Acerca del origen de toda nuestra compañía en este misterio que es la existencia, se preguntan Lynn Margulis y Dorion Sagan en ¿Qué es la vida? (Tusquets). En cuanto a La biblioteca del hielo, de Nancy Campbell (Ático de los libros), a donde nos lleva es a los paisajes más fríos del planeta. Una vez en ellos, nos muestra en el hielo las huellas de cómo hemos llegado hasta aquí, incluidas las del giro que nos conduce hacia el crac climático, sobre cuyo empeoramiento, si no corregimos nuestra trayectoria, la ciencia no cesa de advertir con creciente espanto.
«Es mucho lo que depende de cómo nos contamos el planeta, y de cómo nos contamos quiénes somos»


Nuestra Isla Tortuga, este mundo natural que nos ha amparado a lo largo de nuestra evolución como especie, al que debemos cuanto somos, sufre hoy una acelerada crisis que nunca antes había conocido. La retahíla de conmociones que la provocan es ya tan larga como conocida. A la agudización del problema climático se suman la veloz pérdida de biodiversidad, la plastificación de los ecosistemas, la acidificación de los mares… Qué etcétera tan doloroso. ¿Cómo superar, pero de verdad, esta tendencia?
Entre otras soluciones, todas tan bien conocidas como en apariencia difíciles de asumir e implantar por la inmensa mayoría de decisores (¿cómo llamar a este síndrome que todos ellos sufren?), está volver a conversar con el resto de lo vivo. Pero ya no más desde el pedestal de una autoproclamada superioridad, sino ya para empezar desde la asunción de que “Cuando dependemos tanto de otras vidas, se hace evidente la urgencia de protegerlas” y de que, a la vez, “Todos somos producto de nuestra propia concepción del mundo” (Robin Wall Kimmerer).
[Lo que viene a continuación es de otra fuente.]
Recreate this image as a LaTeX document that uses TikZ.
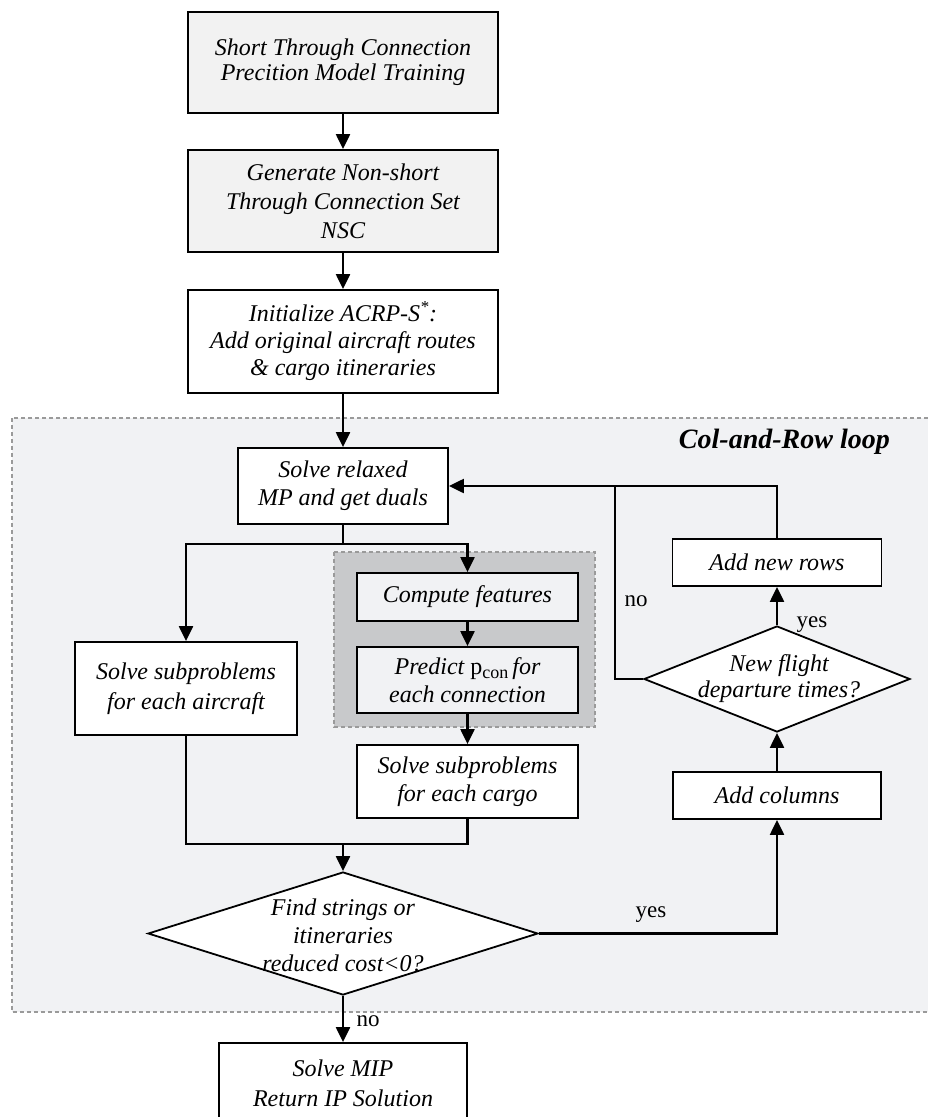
\documentclass[tikz,border=0pt]{standalone}
\usepackage{fontspec}
\setmainfont{Liberation Serif}
\usetikzlibrary{arrows.meta,shapes.geometric}
\definecolor{regionfill}{HTML}{F1F2F4}
\definecolor{boxgray}{HTML}{F2F2F2}
\definecolor{innerfill}{HTML}{C8C9CB}
\definecolor{dashgray}{HTML}{9A9A9A}
\begin{document}
\begin{tikzpicture}[x=1pt,y=-1pt,
  box/.style={draw=black, line width=1.8pt, fill=white, rectangle, inner sep=0pt, align=center,
    font=\fontsize{24}{28}\selectfont\itshape},
  graybox/.style={box, fill=boxgray},
  lightbox/.style={box, fill=regionfill},
  decision/.style={draw=black, line width=1.8pt, fill=white, diamond, inner sep=0pt},
  dtext/.style={align=center, inner sep=0pt, font=\fontsize{24}{28}\selectfont\itshape},
  conn/.style={line width=2.2pt, -{Triangle[length=15pt,width=14pt]}},
  plainline/.style={line width=2.2pt},
  region/.style={draw=dashgray, dash pattern=on 4pt off 3pt, line width=1.2pt},
  lbl/.style={inner sep=0pt, font=\fontsize{23}{24}\selectfont}]
\useasboundingbox (0,0) rectangle (927,1117);

% regions
\draw[region, fill=regionfill] (12,418) rectangle (940,1012);
\draw[region, fill=innerfill] (334,552) rectangle (595,727);
\node[anchor=east, inner sep=0pt, font=\fontsize{28}{30}\selectfont\bfseries\itshape] (title) at (890,442) {Col-and-Row loop};

% nodes
\node[graybox, minimum width=310pt, minimum height=101pt, font=\fontsize{24}{25}\selectfont\itshape] (b1) at (343,62.5)
  {Short Through Connection\\Precition Model Training};
\node[graybox, minimum width=310pt, minimum height=102pt, font=\fontsize{24}{29}\selectfont\itshape] (b2) at (343,201)
  {Generate Non-short\\Through Connection Set\\NSC};
\node[box, minimum width=310pt, minimum height=103pt, font=\fontsize{24}{27}\selectfont\itshape] (b3) at (343,341.5)
  {Initialize ACRP-S\textsuperscript{*}:\\Add original aircraft routes\\\& cargo itineraries};
\node[box, minimum width=210pt, minimum height=76pt] (relax) at (343,486)
  {Solve relaxed\\MP and get duals};
\node[box, minimum width=222pt, minimum height=93pt, font=\fontsize{24}{30}\selectfont\itshape] (air) at (186,688.5)
  {Solve subproblems\\for each aircraft};
\node[lightbox, minimum width=221pt, minimum height=48pt] (comp) at (467.5,597)
  {Compute features};
\node[lightbox, minimum width=221pt, minimum height=66pt] (pred) at (467.5,680)
  {Predict {\upshape p}\raisebox{-0.35ex}{\fontsize{18}{18}\selectfont\upshape con}\,for\\each connection};
\node[box, minimum width=221pt, minimum height=73pt] (cargo) at (467.5,781.5)
  {Solve subproblems\\for each cargo};
\node[decision, minimum width=390pt, minimum height=123pt] (d1) at (343,933.5) {};
\node[dtext] (d1t) at (343,935) {Find strings or\\itineraries\\reduced cost<0?};
\node[box, minimum width=208pt, minimum height=47pt] (addcol) at (777,795.5) {Add columns};
\node[decision, minimum width=266pt, minimum height=106pt] (d2) at (777,679) {};
\node[dtext, font=\fontsize{24}{26}\selectfont\itshape] (d2t) at (779,679) {New flight\\departure times?};
\node[box, minimum width=209pt, minimum height=47pt] (addrow) at (777,562.5) {Add new rows};
\node[box, minimum width=248pt, minimum height=80pt, font=\fontsize{24}{30}\selectfont\itshape] (mip) at (343,1083)
  {Solve MIP\\Return IP Solution};

% connectors
\draw[conn] (b1) -- (b2);
\draw[conn] (b2) -- (b3);
\draw[conn] (b3) -- (relax);
\coordinate (br) at (343,544);
\draw[plainline] (relax.south) -- (br);
\draw[conn] (br) -| (air.north);
\draw[conn] (br) -| (comp.north);
\draw[conn] (comp) -- (pred);
\draw[conn] (pred) -- (cargo);
\coordinate (mg) at (343,844);
\draw[plainline] (air.south) |- (mg);
\draw[plainline] (cargo.south) |- (mg);
\draw[conn] (mg) -- (d1.north);
\draw[conn] (d1.east) -| (addcol.south);
\draw[conn] (addcol.north) -- (d2.south);
\draw[conn] (d2.north) -- (addrow.south);
\draw[conn] (addrow.north) |- (relax.east);
\coordinate (nj) at (615,486);
\draw[plainline] (d2.west) -| (nj);
\draw[conn] (d1.south) -- (mip.north);

% labels
\node[lbl] (yes1) at (651,915) {yes};
\node[lbl] (yes2) at (812,625) {yes};
\node[lbl] (no1) at (636,601) {no};
\node[lbl] (no2) at (368,1021) {no};
\end{tikzpicture}
\end{document}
La concepción del mundo: ahí está la clave. Al menos, una de las más importantes. Es mucho lo que depende de cómo nos contamos el planeta, y de cómo nos contamos quiénes somos. De ahí el papel crucial de cuanto crean con su literatura Mujeres Celestes como Rachel Carson, Robin Wall Kimmerer y tantas otras, las citadas aquí y muchas, muchas más.